Густой румянец вспыхнул на худом, сухом, носящем явные следы умерщвления плоти лице герцога Баварского.
— Я замечаю, что святейший отец вводит греческие обычаи даже в разговоры с благородными мужами. Святейший отец давно мне не доверяет, я знаю об этом. По это несправедливо.
А впрямь ли несправедливо? Аарон не был в этом уверен, записывая содержание доверительного разговора. Сначала и он было подумал, что папа явно обижает герцога. Столько было искренности и в голосе и в словах Генриха, когда он сообщил Сильвестру Второму страшную весть о заговоре архиепископа Виллигиса! Конечно, нелегко было заметить, как он там, в тайниках души, разделяет или осуждает мнение Виллигиса, что германскими племенами не должен править тот, кто стыдится своего германского происхождения. Но пожалуй, не был клятвопреступником Генрих, когда, возложив руки на кресте, взволнованным голосом сообщил папе, что он никогда, никогда не нарушит верности Оттону. Не скрыл, что архиепископ-митрополит майнцский обратился к нему, Генриху, с призывом, чтобы он не покрыл себя позором, мешкая в тот момент, когда все истинные германцы рвутся защитить честь народа, столько лет уже попираемую отступником. Более того, герцог Генрих не утаил, что архиепископ Виллигис хотел бы именно в нем видеть преемника Оттона.
Сильвестр Второй низко наклонил голову.
— Виллигис, — прошептал он упавшим голосом, — тот самый Виллигис, который был надежнейшей опорой младенца Оттона. Который с таким рвением боролся за корону для него…
— Против моего отца, — резко прервал его слова Генрих, — а ныне архиепископ Виллигис говорит, что жестоко тогда ошибся…
— Кощунствуешь против его величества, даже всего лишь повторяя такие слова, — столь же резко ответил папа. — А поскольку его величество ныне в великой скорби и почти беззащитен, то этим самым ты пятнаешь свою рыцарскую честь…
— Нет, святейший отец. Заблуждаешься. На моей чести, чести последнего из рода Лиудольфингов, ты не найдешь никакого пятна.
— Твоя милость поторопилась, называя себя последним Лиудольфингом. Мы уповаем на царя небесного, что не последний. Государь император берет себе супругу, у него может родиться сын…
Сильвестр Второй встал. Подошел к Генриху почти вплотную, едва не касаясь его лица. Взял его за руку.
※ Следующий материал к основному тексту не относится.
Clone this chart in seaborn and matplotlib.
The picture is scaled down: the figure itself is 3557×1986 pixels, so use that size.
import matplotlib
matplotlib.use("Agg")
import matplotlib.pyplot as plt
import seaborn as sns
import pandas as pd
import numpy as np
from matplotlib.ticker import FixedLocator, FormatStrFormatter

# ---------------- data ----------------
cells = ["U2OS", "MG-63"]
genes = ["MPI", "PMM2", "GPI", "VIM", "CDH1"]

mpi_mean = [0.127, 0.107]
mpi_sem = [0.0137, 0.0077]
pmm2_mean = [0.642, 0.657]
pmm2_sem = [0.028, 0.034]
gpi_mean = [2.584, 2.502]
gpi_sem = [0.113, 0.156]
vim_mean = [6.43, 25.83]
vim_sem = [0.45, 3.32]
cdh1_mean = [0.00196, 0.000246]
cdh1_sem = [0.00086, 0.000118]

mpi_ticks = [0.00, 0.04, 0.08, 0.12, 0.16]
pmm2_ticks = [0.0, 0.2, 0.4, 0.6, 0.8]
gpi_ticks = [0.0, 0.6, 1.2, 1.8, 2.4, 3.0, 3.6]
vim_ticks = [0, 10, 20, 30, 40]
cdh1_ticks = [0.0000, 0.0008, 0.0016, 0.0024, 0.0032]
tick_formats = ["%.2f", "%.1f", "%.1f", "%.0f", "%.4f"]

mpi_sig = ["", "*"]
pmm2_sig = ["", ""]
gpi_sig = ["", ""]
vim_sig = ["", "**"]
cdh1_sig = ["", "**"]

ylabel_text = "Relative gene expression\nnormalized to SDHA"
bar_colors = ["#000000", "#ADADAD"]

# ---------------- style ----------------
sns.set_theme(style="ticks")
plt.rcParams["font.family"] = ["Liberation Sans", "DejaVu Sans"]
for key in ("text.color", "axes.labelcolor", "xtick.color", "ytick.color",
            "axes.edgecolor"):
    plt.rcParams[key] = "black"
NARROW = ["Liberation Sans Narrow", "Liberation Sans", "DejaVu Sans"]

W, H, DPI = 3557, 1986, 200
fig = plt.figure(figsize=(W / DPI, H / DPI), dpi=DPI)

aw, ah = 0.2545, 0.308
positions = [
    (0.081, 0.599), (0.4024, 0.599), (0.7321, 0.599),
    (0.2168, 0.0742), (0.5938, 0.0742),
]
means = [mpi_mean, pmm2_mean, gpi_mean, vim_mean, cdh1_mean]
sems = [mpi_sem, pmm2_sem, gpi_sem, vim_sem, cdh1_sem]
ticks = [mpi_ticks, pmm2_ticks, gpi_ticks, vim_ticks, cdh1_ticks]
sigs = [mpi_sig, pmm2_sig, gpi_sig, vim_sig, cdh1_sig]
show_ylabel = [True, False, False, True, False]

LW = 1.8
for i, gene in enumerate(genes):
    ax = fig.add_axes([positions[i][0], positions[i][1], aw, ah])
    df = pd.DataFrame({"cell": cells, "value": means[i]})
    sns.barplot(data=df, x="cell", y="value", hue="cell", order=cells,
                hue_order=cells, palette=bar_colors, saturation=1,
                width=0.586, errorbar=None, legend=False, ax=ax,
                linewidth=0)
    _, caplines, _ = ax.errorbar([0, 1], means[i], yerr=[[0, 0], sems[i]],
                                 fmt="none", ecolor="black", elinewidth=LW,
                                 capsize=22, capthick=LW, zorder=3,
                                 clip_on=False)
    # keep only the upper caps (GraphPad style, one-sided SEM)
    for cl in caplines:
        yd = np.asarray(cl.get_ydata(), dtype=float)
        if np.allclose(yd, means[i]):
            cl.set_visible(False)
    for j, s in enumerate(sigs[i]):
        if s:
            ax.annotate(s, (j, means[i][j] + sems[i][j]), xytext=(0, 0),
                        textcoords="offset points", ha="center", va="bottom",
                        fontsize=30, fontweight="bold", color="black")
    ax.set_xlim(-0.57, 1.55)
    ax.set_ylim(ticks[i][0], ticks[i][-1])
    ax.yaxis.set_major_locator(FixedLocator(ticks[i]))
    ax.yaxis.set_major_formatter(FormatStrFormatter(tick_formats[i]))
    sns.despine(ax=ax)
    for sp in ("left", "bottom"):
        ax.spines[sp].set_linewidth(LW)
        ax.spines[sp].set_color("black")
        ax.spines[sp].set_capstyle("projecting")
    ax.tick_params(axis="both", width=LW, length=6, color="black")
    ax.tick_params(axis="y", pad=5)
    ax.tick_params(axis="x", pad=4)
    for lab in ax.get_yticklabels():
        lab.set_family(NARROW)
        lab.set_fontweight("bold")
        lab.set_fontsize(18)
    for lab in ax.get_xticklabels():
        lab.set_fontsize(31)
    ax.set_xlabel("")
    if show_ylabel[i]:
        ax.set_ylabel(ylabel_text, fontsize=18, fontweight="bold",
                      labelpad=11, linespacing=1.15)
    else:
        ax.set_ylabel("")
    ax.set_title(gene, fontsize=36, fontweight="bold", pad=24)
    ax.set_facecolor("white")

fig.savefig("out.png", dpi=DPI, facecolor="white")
— Минуту назад ты поклялся на кресте, что никогда не нарушишь верности императору. Должен ли я это понимать, что ты никогда не покусишься на целостность Римской империи, никогда не посягнешь на германскую корону?
Генрих побледнел:
— Римская империя и Германское королевство — это разные…
На сей раз папа резко прервал его слова:
— Нет, герцог. Это одно и то же. Германское королевство — это лишь частица Римской империи, точно такая же, как Королевство Италии, как Романья, как Славянские земли… а вскоре и Галлия, Англия, Греция…
Генрих угрюмо засмеялся:
— Галлия, Англия, Греция… мечты одноглазого, который теряет и второй глаз…
— Не радуйся заранее. То, что ты зовешь слепотой, всего лишь временная болезнь глаз, самых проницательных и зорких… Но ты не ответил мне на вопрос.
— Напрасно не доверяете мне, святейший отец. Я клянусь, что, пока Оттон жив, я не посягну на германскую корону. Но если бог призовет его к себе, кто же более достоин короны, как не последний Лиудольфинг?
Серьезным, проницательным взглядом смотрел папа на уходящего Генриха. Когда он был уже у двери, его догнал холодный, настороженный вопрос:
— А не захочешь ли ты помочь богу, чтобы он призвал Оттона к себе?
Генрих резко повернулся и еще больше побледнел.
— Клянусь! — воскликнул он, поднимая глаза к небу. — Клянусь, об одном лишь молю бога, чтобы как можно дольше продлил жизнь Оттону. И еще о том, чтобы вновь склонил сердца германцев к тому, кто отрекся от своего германского происхождения… Неразумный ребенок! Он забыл, что лишь на германские плечи может опереться…
— Не только, герцог, — закончил разговор папа.
Оттон не сразу узнал о заговоре Виллигиса. Узнал он от папы, а не от Генриха, который уехал под Верону, получив довольно слабое подкрепление. Узнал же во время очередной бурной стычки из-за греческой невесты.
Случилось это вблизи Рима на склонах Соракты, перед воротами Патерна. Епископ Бернвард посоветовал императору избрать этот замок резиденцией на все время осады Рима. Повсюду в ином месте его могла подстерегать измена: любой лангобардский граф в своем замке может покуситься на императора мечом, ядом или путами. А войском в Патерне командует брат епископа Тамма. Лучшего убежища не найти.